Begin PROVIDED MATERIAL

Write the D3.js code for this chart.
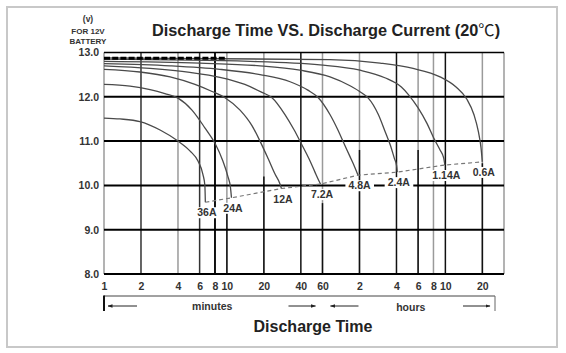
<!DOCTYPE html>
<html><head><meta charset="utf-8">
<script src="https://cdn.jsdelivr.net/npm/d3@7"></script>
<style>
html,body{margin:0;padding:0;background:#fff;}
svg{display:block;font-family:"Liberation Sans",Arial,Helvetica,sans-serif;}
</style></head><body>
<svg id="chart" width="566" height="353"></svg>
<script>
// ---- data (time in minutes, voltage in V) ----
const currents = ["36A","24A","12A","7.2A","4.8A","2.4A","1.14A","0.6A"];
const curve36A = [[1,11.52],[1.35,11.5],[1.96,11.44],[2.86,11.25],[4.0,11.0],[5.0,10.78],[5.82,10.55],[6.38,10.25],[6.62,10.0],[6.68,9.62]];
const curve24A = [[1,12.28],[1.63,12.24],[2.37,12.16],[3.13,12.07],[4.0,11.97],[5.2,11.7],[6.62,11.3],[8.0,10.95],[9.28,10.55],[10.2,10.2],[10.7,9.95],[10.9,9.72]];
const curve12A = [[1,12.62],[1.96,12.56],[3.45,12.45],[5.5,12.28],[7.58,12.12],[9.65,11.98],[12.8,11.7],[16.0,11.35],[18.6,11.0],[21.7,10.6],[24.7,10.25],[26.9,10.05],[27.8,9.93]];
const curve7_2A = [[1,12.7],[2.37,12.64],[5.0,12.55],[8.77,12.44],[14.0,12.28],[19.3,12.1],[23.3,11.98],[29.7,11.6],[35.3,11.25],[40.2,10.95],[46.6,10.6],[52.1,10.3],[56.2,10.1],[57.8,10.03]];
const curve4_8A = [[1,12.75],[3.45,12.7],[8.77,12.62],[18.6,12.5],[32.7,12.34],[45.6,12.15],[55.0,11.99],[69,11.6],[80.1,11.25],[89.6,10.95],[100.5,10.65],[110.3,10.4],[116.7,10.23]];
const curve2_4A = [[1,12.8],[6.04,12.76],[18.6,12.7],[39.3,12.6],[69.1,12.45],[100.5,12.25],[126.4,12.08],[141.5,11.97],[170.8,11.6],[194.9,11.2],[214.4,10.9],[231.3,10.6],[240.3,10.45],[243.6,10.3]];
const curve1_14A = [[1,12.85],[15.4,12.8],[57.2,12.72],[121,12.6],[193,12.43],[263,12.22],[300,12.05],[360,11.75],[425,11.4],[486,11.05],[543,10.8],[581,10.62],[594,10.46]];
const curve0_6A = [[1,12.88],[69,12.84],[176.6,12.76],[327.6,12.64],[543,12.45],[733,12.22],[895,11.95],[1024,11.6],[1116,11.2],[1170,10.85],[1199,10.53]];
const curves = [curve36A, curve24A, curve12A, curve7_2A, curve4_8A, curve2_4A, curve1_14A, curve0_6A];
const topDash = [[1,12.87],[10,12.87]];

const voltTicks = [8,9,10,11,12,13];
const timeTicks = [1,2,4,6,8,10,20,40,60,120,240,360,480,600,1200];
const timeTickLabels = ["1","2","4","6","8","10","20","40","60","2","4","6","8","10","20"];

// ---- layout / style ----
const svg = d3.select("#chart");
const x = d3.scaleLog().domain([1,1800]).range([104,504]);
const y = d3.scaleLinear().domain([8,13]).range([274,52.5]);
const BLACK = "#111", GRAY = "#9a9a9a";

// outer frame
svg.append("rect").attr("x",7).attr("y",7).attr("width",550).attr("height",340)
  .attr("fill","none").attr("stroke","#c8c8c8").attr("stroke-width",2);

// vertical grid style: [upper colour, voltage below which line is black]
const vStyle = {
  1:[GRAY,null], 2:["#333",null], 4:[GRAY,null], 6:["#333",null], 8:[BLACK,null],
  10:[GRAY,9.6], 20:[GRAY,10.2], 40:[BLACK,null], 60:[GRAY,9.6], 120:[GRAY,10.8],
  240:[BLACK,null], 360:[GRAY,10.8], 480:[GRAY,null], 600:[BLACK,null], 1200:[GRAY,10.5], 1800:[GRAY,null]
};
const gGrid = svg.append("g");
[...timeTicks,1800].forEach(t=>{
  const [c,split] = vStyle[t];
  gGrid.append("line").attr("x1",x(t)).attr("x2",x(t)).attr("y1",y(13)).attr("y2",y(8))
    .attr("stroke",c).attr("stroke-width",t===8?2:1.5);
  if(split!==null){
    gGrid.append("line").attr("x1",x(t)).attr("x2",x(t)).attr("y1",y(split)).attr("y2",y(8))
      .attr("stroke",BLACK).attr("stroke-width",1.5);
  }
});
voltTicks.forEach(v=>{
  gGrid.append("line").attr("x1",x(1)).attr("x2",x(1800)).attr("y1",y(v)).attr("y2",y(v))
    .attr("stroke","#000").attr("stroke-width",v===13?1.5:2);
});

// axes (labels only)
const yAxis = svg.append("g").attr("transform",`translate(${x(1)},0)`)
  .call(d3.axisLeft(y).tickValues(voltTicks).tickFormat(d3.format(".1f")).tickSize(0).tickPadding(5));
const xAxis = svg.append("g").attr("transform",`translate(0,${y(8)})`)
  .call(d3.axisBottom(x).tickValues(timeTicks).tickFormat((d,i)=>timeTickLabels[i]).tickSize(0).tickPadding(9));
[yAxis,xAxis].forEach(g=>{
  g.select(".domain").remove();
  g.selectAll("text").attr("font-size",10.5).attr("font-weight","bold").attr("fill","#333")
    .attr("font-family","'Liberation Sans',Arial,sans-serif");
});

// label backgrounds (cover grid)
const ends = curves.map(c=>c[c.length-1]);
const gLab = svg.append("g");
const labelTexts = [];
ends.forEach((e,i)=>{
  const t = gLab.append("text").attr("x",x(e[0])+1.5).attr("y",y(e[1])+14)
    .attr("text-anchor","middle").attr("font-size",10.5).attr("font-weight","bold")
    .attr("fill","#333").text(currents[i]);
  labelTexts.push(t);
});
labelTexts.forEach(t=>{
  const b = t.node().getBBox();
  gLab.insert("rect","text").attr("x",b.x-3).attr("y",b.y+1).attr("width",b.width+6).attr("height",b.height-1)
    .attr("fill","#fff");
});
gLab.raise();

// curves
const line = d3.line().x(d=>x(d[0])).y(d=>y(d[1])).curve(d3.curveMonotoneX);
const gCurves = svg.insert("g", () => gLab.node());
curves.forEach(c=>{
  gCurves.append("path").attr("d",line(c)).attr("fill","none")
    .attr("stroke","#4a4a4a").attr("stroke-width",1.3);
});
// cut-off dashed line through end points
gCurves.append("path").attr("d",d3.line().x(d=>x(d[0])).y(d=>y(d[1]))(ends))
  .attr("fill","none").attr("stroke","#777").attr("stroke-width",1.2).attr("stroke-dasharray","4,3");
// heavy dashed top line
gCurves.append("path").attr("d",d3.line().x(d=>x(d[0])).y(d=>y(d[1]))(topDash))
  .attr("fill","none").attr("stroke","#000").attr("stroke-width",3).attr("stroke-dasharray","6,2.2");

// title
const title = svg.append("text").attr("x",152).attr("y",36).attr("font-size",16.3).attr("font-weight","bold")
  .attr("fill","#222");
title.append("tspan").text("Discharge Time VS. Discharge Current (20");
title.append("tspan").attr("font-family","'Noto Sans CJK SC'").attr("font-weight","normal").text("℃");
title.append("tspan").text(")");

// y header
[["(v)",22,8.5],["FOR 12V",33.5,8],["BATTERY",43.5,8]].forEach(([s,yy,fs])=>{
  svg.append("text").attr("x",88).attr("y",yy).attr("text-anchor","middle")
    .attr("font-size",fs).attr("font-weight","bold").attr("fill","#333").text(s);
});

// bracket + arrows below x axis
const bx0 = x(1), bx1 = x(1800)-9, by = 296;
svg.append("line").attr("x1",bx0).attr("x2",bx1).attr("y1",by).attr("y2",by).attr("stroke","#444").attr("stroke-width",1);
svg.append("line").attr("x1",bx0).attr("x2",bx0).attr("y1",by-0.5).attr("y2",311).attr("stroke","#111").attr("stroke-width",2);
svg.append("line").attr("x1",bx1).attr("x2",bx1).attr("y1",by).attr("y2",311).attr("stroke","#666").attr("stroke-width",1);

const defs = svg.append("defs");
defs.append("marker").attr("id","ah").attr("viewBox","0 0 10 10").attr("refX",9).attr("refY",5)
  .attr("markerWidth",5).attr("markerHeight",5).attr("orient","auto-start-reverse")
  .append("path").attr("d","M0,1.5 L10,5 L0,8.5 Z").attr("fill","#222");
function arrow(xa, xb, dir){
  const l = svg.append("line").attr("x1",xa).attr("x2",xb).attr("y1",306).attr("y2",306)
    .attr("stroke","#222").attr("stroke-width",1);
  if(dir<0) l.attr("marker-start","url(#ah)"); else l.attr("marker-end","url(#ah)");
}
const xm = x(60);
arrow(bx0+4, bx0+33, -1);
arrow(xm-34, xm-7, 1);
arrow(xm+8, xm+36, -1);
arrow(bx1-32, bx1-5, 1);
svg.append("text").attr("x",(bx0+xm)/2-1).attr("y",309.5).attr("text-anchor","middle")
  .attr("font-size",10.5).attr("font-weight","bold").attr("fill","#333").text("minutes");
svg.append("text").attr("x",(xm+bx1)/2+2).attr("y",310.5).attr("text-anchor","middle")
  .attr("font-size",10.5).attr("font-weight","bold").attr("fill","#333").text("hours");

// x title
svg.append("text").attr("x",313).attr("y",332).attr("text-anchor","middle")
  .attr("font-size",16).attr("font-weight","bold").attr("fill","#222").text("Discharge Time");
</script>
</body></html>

End PROVIDED MATERIAL

▶ THE REQUEST: Spot every line that holds "chart" and copy it.

▶ FINISHED ANSWER:
Write the D3.js code for this chart.
<svg id="chart" width="566" height="353"></svg>
const svg = d3.select("#chart");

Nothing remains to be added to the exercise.